Failing to unify a company on a single, thoughtful, CRM system doesn’t just introduce inefficiencies, it can make your organization straight up irritating. I’m a loyal patron of Grossinger Toyota North, and not just because 15 years ago my mother wrote a sternly worded letter to Toyota corporate and we now get 10% off all service: parts and labor. A real 10% too, the conspiracy theorist in me frequently obtains 3rd party validation of the “Monica Wilson” discount. Perpetual coupons aside, Grossinger sold me my first new car 10.5 years ago with a whopping three miles on it. When I found out I’d be moving to California, I decided to retire the Rav, so I stopped by good ol’ Grossinger and solicited an appraisal. After a 10 minute booting process, the guy punched my information into some antiquated application accessed on his CRT equipped computer, and we established the going rate for what amounted to a 10 year and 4 month, 67,000 mile rental.

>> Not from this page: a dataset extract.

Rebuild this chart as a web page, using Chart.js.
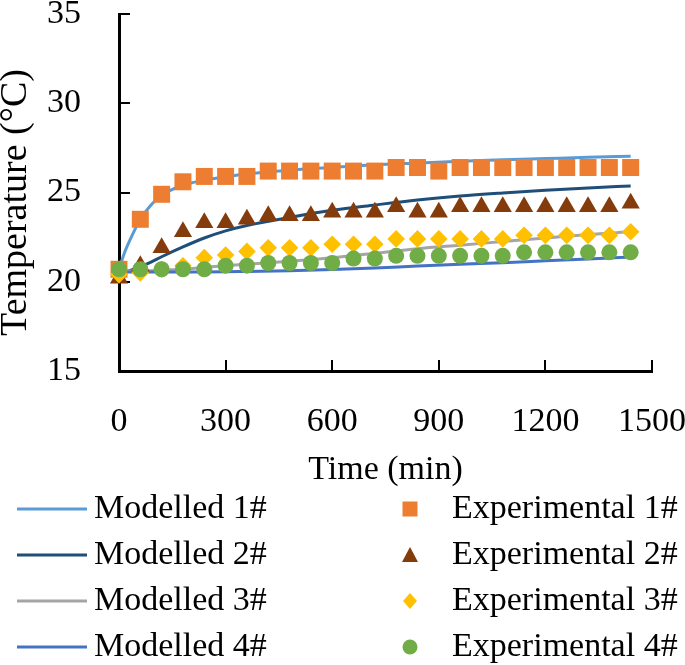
<!DOCTYPE html>
<html>
<head>
<meta charset="utf-8">
<script src="https://cdn.jsdelivr.net/npm/chart.js@4.4.1/dist/chart.umd.min.js"></script>
<style>
  html, body { margin: 0; padding: 0; background: #fff; }
  #wrap { width: 685px; height: 665px; }
</style>
</head>
<body>
<div id="wrap"><canvas id="temp-chart"></canvas></div>
<script>
// experimental readings, every 60 min
const expTimes = [0, 60, 120, 180, 240, 300, 360, 420, 480, 540, 600, 660, 720,
  780, 840, 900, 960, 1020, 1080, 1140, 1200, 1260, 1320, 1380, 1440]
const exp1 = [20.7, 23.5, 24.9, 25.6, 25.9, 25.9, 25.9, 26.2, 26.2, 26.2, 26.2, 26.2, 26.2,
  26.4, 26.4, 26.2, 26.4, 26.4, 26.4, 26.4, 26.4, 26.4, 26.4, 26.4, 26.4]
const exp2 = [20.2, 20.9, 21.9, 22.8, 23.3, 23.3, 23.5, 23.7, 23.7, 23.7, 23.9, 23.9, 23.9,
  24.2, 23.9, 23.9, 24.2, 24.2, 24.2, 24.2, 24.2, 24.2, 24.2, 24.2, 24.4]
const exp3 = [20.4, 20.5, 20.7, 20.9, 21.35, 21.5, 21.7, 21.9, 21.9, 21.9, 22.1, 22.1, 22.1,
  22.4, 22.4, 22.4, 22.4, 22.4, 22.4, 22.6, 22.6, 22.6, 22.6, 22.6, 22.8]
const exp4 = [20.7, 20.7, 20.7, 20.7, 20.7, 20.9, 20.9, 21.05, 21.05, 21.05, 21.05, 21.3, 21.3,
  21.45, 21.45, 21.45, 21.45, 21.45, 21.45, 21.65, 21.65, 21.65, 21.65, 21.65, 21.65]

// model curves
const modelTimes = [0, 15, 30, 60, 90, 120, 180, 240, 300, 360, 480, 600, 720, 840, 960, 1080, 1200, 1320, 1440]
const model1 = [20.7, 21.6, 22.3, 23.5, 24.3, 24.85, 25.4, 25.7, 25.88, 26.05, 26.25, 26.4, 26.55, 26.65, 26.75, 26.83, 26.9, 26.97, 27.03]
const model2 = [20.5, 20.55, 20.62, 20.85, 21.1, 21.4, 21.95, 22.45, 22.85, 23.15, 23.6, 24.0, 24.3, 24.58, 24.8, 24.97, 25.12, 25.25, 25.37]
const model3 = [20.6, 20.6, 20.6, 20.6, 20.62, 20.65, 20.7, 20.8, 20.9, 20.98, 21.15, 21.35, 21.6, 21.85, 22.05, 22.25, 22.45, 22.65, 22.8]
const model4 = [20.55, 20.55, 20.55, 20.55, 20.55, 20.55, 20.55, 20.55, 20.56, 20.58, 20.62, 20.68, 20.77, 20.88, 20.98, 21.06, 21.17, 21.28, 21.39]

const modelNames = ['Modelled 1#', 'Modelled 2#', 'Modelled 3#', 'Modelled 4#']
const expNames = ['Experimental 1#', 'Experimental 2#', 'Experimental 3#', 'Experimental 4#']
const yTitle = 'Temperature (°C)'
const xTitle = 'Time (min)'

const xTicks = [0, 300, 600, 900, 1200, 1500]
const xTickLabels = ['0', '300', '600', '900', '1200', '1500']
const yTicks = [15, 20, 25, 30, 35]
const yTickLabels = ['15', '20', '25', '30', '35']

const lineColors = ['#5B9BD5', '#1F4E79', '#A5A5A5', '#4472C4']
const markColors = ['#ED7D31', '#843C0C', '#FFC000', '#70AD47']
const markStyles = ['rect', 'triangle', 'rectRot', 'circle']
const markSizes = [12, 10.5, 8.8, 8]

const FONT = '"Liberation Serif", "Times New Roman", serif'

const pair = (xs, ys) => xs.map((x, i) => ({ x: x, y: ys[i] }))

const models = [model1, model2, model3, model4]
const exps = [exp1, exp2, exp3, exp4]

const datasets = []
models.forEach((m, i) => {
    datasets.push({
        label: modelNames[i],
        data: pair(modelTimes, m),
        showLine: true,
        borderColor: lineColors[i],
        borderWidth: 3,
        pointRadius: 0,
        cubicInterpolationMode: 'monotone',
        order: 20 - i,
        clip: false
    })
})
exps.forEach((e, i) => {
    datasets.push({
        label: expNames[i],
        data: pair(expTimes, e),
        showLine: false,
        pointStyle: markStyles[i],
        pointRadius: markSizes[i],
        pointHoverRadius: markSizes[i],
        backgroundColor: markColors[i],
        borderColor: markColors[i],
        pointBorderWidth: 0,
        order: 10 - i,
        clip: false
    })
})

// y title + two column legend under the axis title
const extras = {
    id: 'extras',
    afterDraw(chart) {
        const ctx = chart.ctx
        const area = chart.chartArea
        ctx.save()
        ctx.fillStyle = '#000'
        ctx.font = '38px ' + FONT
        ctx.textAlign = 'center'
        ctx.textBaseline = 'middle'
        ctx.translate(16, (area.top + area.bottom) / 2 + 10)
        ctx.rotate(-Math.PI / 2)
        ctx.fillText(yTitle, 0, 0)
        ctx.restore()

        ctx.save()
        ctx.font = '34px ' + FONT
        ctx.textBaseline = 'middle'
        for (let i = 0; i < 4; i++) {
            const y = 509 + i * 46
            ctx.strokeStyle = lineColors[i]
            ctx.lineWidth = 3
            ctx.beginPath()
            ctx.moveTo(17, y)
            ctx.lineTo(87, y)
            ctx.stroke()
            ctx.fillStyle = '#000'
            ctx.fillText(modelNames[i], 94, y)

            const cx = 410
            ctx.fillStyle = markColors[i]
            ctx.beginPath()
            if (markStyles[i] === 'rect') {
                ctx.rect(cx - 7.5, y - 7.5, 15, 15)
            } else if (markStyles[i] === 'triangle') {
                ctx.moveTo(cx, y - 8)
                ctx.lineTo(cx + 8, y + 7)
                ctx.lineTo(cx - 8, y + 7)
                ctx.closePath()
            } else if (markStyles[i] === 'rectRot') {
                ctx.moveTo(cx, y - 8)
                ctx.lineTo(cx + 7, y)
                ctx.lineTo(cx, y + 8)
                ctx.lineTo(cx - 7, y)
                ctx.closePath()
            } else {
                ctx.arc(cx, y, 7.5, 0, Math.PI * 2)
            }
            ctx.fill()
            ctx.fillStyle = '#000'
            ctx.fillText(expNames[i], 452, y)
        }
        ctx.restore()
    }
}

const myChart = document.getElementById('temp-chart')

new Chart(myChart, {
    type: 'scatter',
    data: { datasets: datasets },
    plugins: [extras],
    options: {
        responsive: true,
        maintainAspectRatio: false,
        animation: false,
        layout: { padding: { left: 0, right: 33, top: 14, bottom: 174.6 } },
        plugins: {
            legend: { display: false },
            tooltip: { enabled: false }
        },
        scales: {
            x: {
                type: 'linear',
                min: 0,
                max: 1500,
                afterBuildTicks: (s) => { s.ticks = xTicks.map(v => ({ value: v })) },
                afterFit: (s) => {
                    s.height = 119.4
                    s.paddingLeft = 0
                    s.paddingRight = 0
                },
                ticks: {
                    color: '#000',
                    padding: 42,
                    maxRotation: 0,
                    font: { family: FONT, size: 34 },
                    callback: (v, i) => xTickLabels[i]
                },
                grid: { drawOnChartArea: false, drawTicks: true, tickLength: -11, color: '#000', lineWidth: 2 },
                border: { color: '#000', width: 3 },
                title: {
                    display: true,
                    text: xTitle,
                    color: '#000',
                    padding: { top: 0, bottom: 0 },
                    font: { family: FONT, size: 34, weight: 'normal' }
                }
            },
            y: {
                type: 'linear',
                min: 15,
                max: 35,
                afterBuildTicks: (s) => { s.ticks = yTicks.map(v => ({ value: v })) },
                afterFit: (s) => {
                    s.width = 119
                    s.paddingTop = 0
                    s.paddingBottom = 0
                },
                ticks: {
                    color: '#000',
                    padding: 49,
                    font: { family: FONT, size: 34 },
                    callback: (v, i) => yTickLabels[i]
                },
                grid: { drawOnChartArea: false, drawTicks: true, tickLength: -11, color: '#000', lineWidth: 2 },
                border: { color: '#000', width: 3 },
                title: { display: false }
            }
        }
    }
})
</script>
</body>
</html>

After spending the next week out of town, I returned, title in hand, to close this deal. While waiting in their sales pit, my phone rang. Who could possibly need to speak to me at that moment? But a friendly Grossinger lead qualifying lady, of course. I failed to resist the urge to accuse her of stalking and suggested she should use the remaining call time to help me jump the queue… the call ended after her confusion exceeded her patience. Flashforward – sign papers, quick business trip, and back to Chicago to with a plan to fetch my check the next morning. I return to a stack of mail, and tucked away amongst the neuroscience magazines and grocery ads there was a letter from Grossinger which expressed their interest in purchasing my 2002 Rav 4, and for $800 more than I negotiated no less. Knowing full well my ride was far from “mint condition” I excused that detail in favor of inspecting the postmark – sure enough sent 5 days AFTER they took title. The charm continues.

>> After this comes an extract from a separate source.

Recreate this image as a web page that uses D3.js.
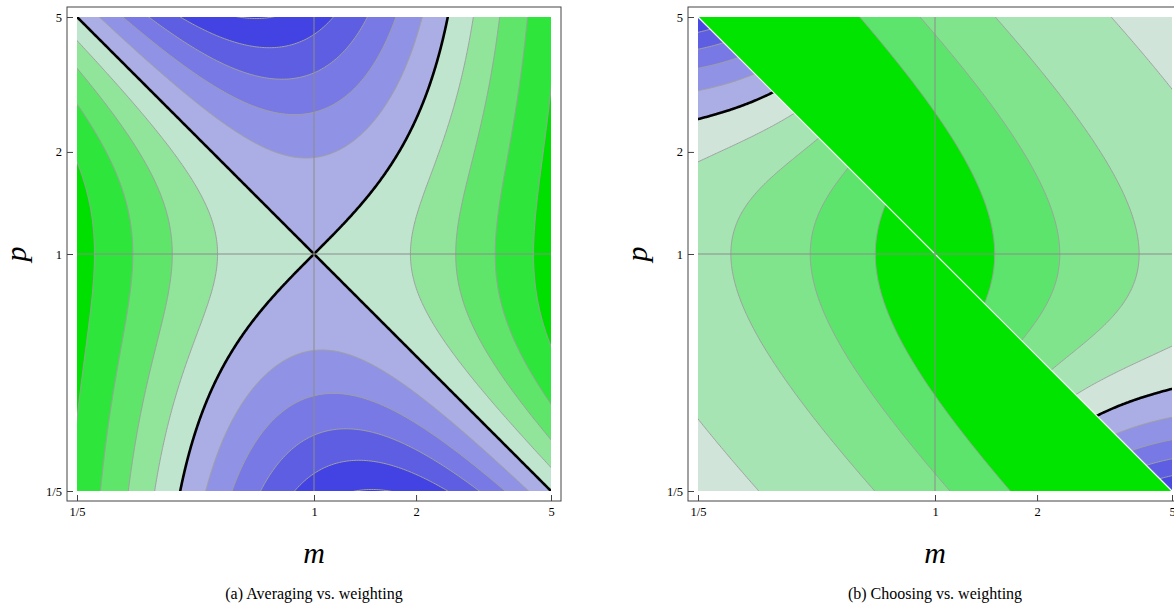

Over the next week, I get 3 emails and 2 voicemails from agents wondering if I was interested in discussing a trade-in, or perhaps even to: “Get me into a new Corolla.” What raises the ridiculous factor even higher is the fact that during the process, I explicitly asked to opt out of all email communiques, and the car I suggested they put in the “mandatory” next-vehicle field was *not* a Corolla. This afternoon, when I got letter reminding me that my car is due for its 100k mile service, my head nearly exploded. Not only do they own the car now, but holy hell! If anyone should know the mileage of my ex-vehicle, it’s the people who serviced it for the last decade!
So this week, when you sense your customers are on the fence about CRM, ask them whether they want to support their customers or irritate them. Clearly, simply having a system doesn’t guarantee you will use it, let alone well. Customers expect more these days, and I’m sure your prospects can relate to a story like my experience with Grossinger, so use it. Incite action by showcasing the price of doing nothing.